A Local Information Aggregation based Multi-Agent Reinforcement Learning for Robot Swarm Dynamic Task Allocation
Yang Lv, Jinlong Lei, Peng Yi
TL;DR
This work tackles dynamic task allocation for robot swarms under partial observability by formulating the problem as a Decentralized POMDP (Dec_POMDP) and proposing LIA_MADDPG, a CTDE-based MARL approach that uses a Local Information Aggregation (LIA) module to focus learning on nearby, relevant agents. Key innovations include a shared policy and value network trained offline, plus an extended Q-function $G$ that aggregates locally observed information via distance-based weights $w_{i,k}^t$ through the operator $\varphi_i$, and a online strategy-improvement mechanism with deviation probability $\delta_{i,g_i^t}$ to adapt to changing conditions.

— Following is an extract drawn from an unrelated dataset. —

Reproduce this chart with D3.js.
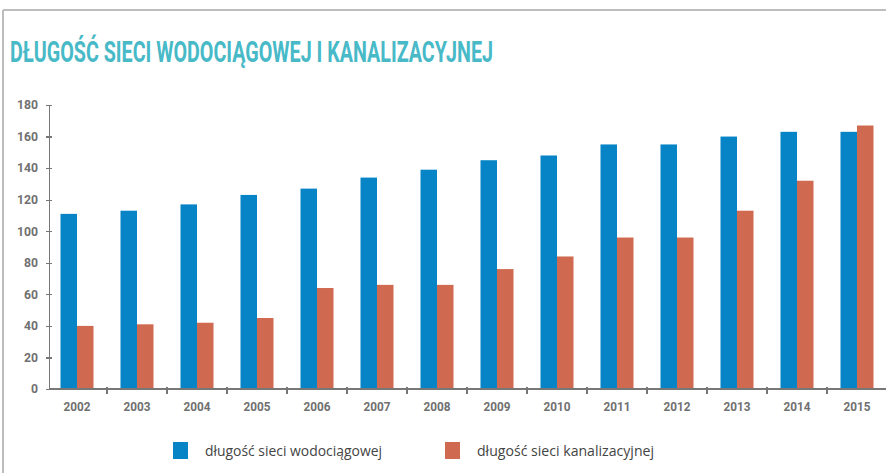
<!DOCTYPE html>
<html>
<head>
<meta charset="utf-8">
<style>
body{margin:0;background:#fff;}
.axis path, .axis line{fill:none;stroke:#777;stroke-width:1.2;shape-rendering:crispEdges;}
.axis text{font-family:Roboto,"DejaVu Sans",sans-serif;font-weight:bold;fill:#707070;}
.legend text{font-family:"Open Sans",sans-serif;font-size:15px;fill:#444;}
</style>
</head>
<body>
<svg id="chart"></svg>
<script src="https://cdn.jsdelivr.net/npm/d3@7"></script>
<script>
var years = ["2002","2003","2004","2005","2006","2007","2008","2009","2010","2011","2012","2013","2014","2015"];
var seriesNames = ["długość sieci wodociągowej", "długość sieci kanalizacyjnej"];
var water = [111, 113, 117, 123, 127, 134, 139, 145, 148, 155, 155, 160, 163, 163];
var sewer = [40, 41, 42, 45, 64, 66, 66, 76, 84, 96, 96, 113, 132, 167];
var yTicks = [0, 20, 40, 60, 80, 100, 120, 140, 160, 180];
var colors = ["#0784c6", "#cf6a50"];
var title = "DŁUGOŚĆ SIECI WODOCIĄGOWEJ I KANALIZACYJNEJ";

function buildChart(){
    var width = 886, height = 473;
    var svg = d3.select("svg#chart")
        .attr("width", width)
        .attr("height", height);

    // frame lines (top and left only)
    svg.append("line").attr("x1", 3).attr("x2", width).attr("y1", 10).attr("y2", 10)
        .attr("stroke", "#bdbdbd").attr("stroke-width", 2);
    svg.append("line").attr("x1", 3).attr("x2", 3).attr("y1", 10).attr("y2", height)
        .attr("stroke", "#bdbdbd").attr("stroke-width", 2);

    svg.append("text")
        .attr("x", 10)
        .attr("y", 62)
        .attr("textLength", 483)
        .attr("lengthAdjust", "spacingAndGlyphs")
        .style("font-family", "Roboto,'DejaVu Sans',sans-serif")
        .style("font-weight", "bold")
        .style("font-size", "29px")
        .style("fill", "#47b9c7")
        .text(title);

    var axisX = 49, baseY = 389;
    var x = d3.scaleBand().domain(years).range([47, 887]).padding(0);
    var y = d3.scaleLinear().domain([0, 180]).range([baseY, 105]);
    var x1 = d3.scaleBand().domain(seriesNames).range([0, 33]);
    var off = (x.bandwidth() - 33) / 2;

    var rows = years.map(function(yr, i){ return {year: yr, vals: [water[i], sewer[i]]}; });

    var groups = svg.selectAll(".grp")
        .data(rows)
        .enter()
        .append("g")
        .attr("class", "grp")
        .attr("transform", function(d){ return "translate(" + (x(d.year) + off) + ",0)"; });

    groups.selectAll("rect")
        .data(function(d){ return d.vals.map(function(v, k){ return {key: seriesNames[k], v: v, k: k}; }); })
        .enter()
        .append("rect")
        .attr("x", function(d){ return x1(d.key); })
        .attr("width", x1.bandwidth())
        .attr("y", function(d){ return y(d.v); })
        .attr("height", function(d){ return baseY - y(d.v); })
        .attr("fill", function(d){ return colors[d.k]; });

    // y axis
    var yAxis = svg.append("g")
        .attr("class", "axis")
        .attr("transform", "translate(" + axisX + ",0)")
        .call(d3.axisLeft(y).tickValues(yTicks).tickSize(3).tickPadding(8).tickSizeOuter(0));
    yAxis.selectAll(".tick line").attr("x1", 3);
    yAxis.selectAll(".tick text")
        .style("font-size", "12px")
        .attr("textLength", function(d){ return String(d).length * 7; })
        .attr("lengthAdjust", "spacingAndGlyphs");

    // x axis: labels centred in bands, ticks between bands
    var xAxis = svg.append("g")
        .attr("class", "axis")
        .attr("transform", "translate(0," + baseY + ")")
        .call(d3.axisBottom(x).tickSize(0).tickPadding(13));
    xAxis.select(".domain").remove();
    xAxis.selectAll(".tick text")
        .style("font-size", "13px")
        .attr("textLength", 27)
        .attr("lengthAdjust", "spacingAndGlyphs");
    xAxis.append("line")
        .attr("x1", axisX).attr("x2", width)
        .attr("y1", 0).attr("y2", 0);
    xAxis.selectAll(".sep")
        .data(years.slice(1))
        .enter()
        .append("line")
        .attr("class", "sep")
        .attr("x1", function(d){ return x(d); })
        .attr("x2", function(d){ return x(d); })
        .attr("y1", -2).attr("y2", 5);

    // legend
    var legendX = [173, 445];
    var legend = svg.selectAll(".legend")
        .data(seriesNames)
        .enter()
        .append("g")
        .attr("class", "legend")
        .attr("transform", function(d, i){ return "translate(" + legendX[i] + ",442)"; });
    legend.append("rect")
        .attr("width", 15).attr("height", 17)
        .attr("fill", function(d, i){ return colors[i]; });
    legend.append("text")
        .attr("x", 32)
        .attr("y", 14)
        .attr("textLength", 177)
        .attr("lengthAdjust", "spacingAndGlyphs")
        .text(function(d){ return d; });
}

buildChart();
</script>
</body>
</html>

The approach demonstrates superior convergence speed, stability, and scalability compared to six baselines (e.g., IND_DQN, IND_DDPG, MAAC, QMIX, LINDA_QMIX, MAPPO) across varying swarm sizes, and extends to high-fidelity physics simulations for practical relevance. The results indicate substantial gains in Normalized Average Total Utility (NATU), reduced Normalized Average Time Cost (NATC), and higher Dominance Ratio (DR), supporting the framework’s potential for real-world, dynamic robot swarm coordination with enhanced local collaboration and adaptive strategy execution.
Abstract
In this paper, we explore how to optimize task allocation for robot swarms in dynamic environments, emphasizing the necessity of formulating robust, flexible, and scalable strategies for robot cooperation. We introduce a novel framework using a decentralized partially observable Markov decision process (Dec_POMDP), specifically designed for distributed robot swarm networks. At the core of our methodology is the Local Information Aggregation Multi-Agent Deep Deterministic Policy Gradient (LIA_MADDPG) algorithm, which merges centralized training with distributed execution (CTDE). During the centralized training phase, a local information aggregation (LIA) module is meticulously designed to gather critical data from neighboring robots, enhancing decision-making efficiency. In the distributed execution phase, a strategy improvement method is proposed to dynamically adjust task allocation based on changing and partially observable environmental conditions. Our empirical evaluations show that the LIA module can be seamlessly integrated into various CTDE-based MARL methods, significantly enhancing their performance. Additionally, by comparing LIA_MADDPG with six conventional reinforcement learning algorithms and a heuristic algorithm, we demonstrate its superior scalability, rapid adaptation to environmental changes, and ability to maintain both stability and convergence speed. These results underscore LIA_MADDPG's outstanding performance and its potential to significantly improve dynamic task allocation in robot swarms through enhanced local collaboration and adaptive strategy execution.